The report is available from the Natural Resources Law Center by calling (303) 492-1286. A concise "summary report" can be viewed online at http://www.Colorado.EDU/Law/NRLC/waterandgrowth.html.
WATER AND GROWTH IN COLORADO
CU-Boulder Natural Resources Law Center
Projected Growth for Colorado
* Approximately 1.7 million new residents by 2020, with most locating along the Front Range. Growth rates in western Colorado will be higher in percentage terms.
* Coloradans use about 208 gallons per day for "domestic use," compared to a national average of 179 gallons.
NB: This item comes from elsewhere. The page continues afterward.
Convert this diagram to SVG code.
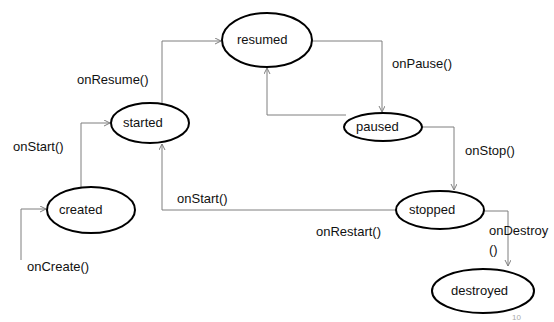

* Largely due to irrigation, total per capita offstream water use in Colorado is 3,690 gallons/day, nearly three times the national average of 1,280 gallons/day. Only four other states have higher levels of use: Idaho, Montana, Nebraska and Wyoming. ("Offstream use" includes water used for domestic purposes, commercial and industrial applications, thermoelectric power generation, irrigation, livestock, and mining. Figures are from 1995.)
* More than 90 percent of water consumed through human activities in Colorado occurs in agriculture. Agricultural water use in Colorado is not expected to increase and is likely to decrease slightly in coming decades as a result of increased irrigation efficiencies and additional agricultural-to-urban water transfers.
* Roughly half of municipal water deliveries in the summer are for landscape irrigation.
* Estimates show that over the next two decades, municipal water demand in Colorado could grow by more than 250,000 acre-feet/year (roughly the amount of water used by a million municipal residents). Over the next 100 years, this demand for new municipal water could exceed 1.2 million acre-feet.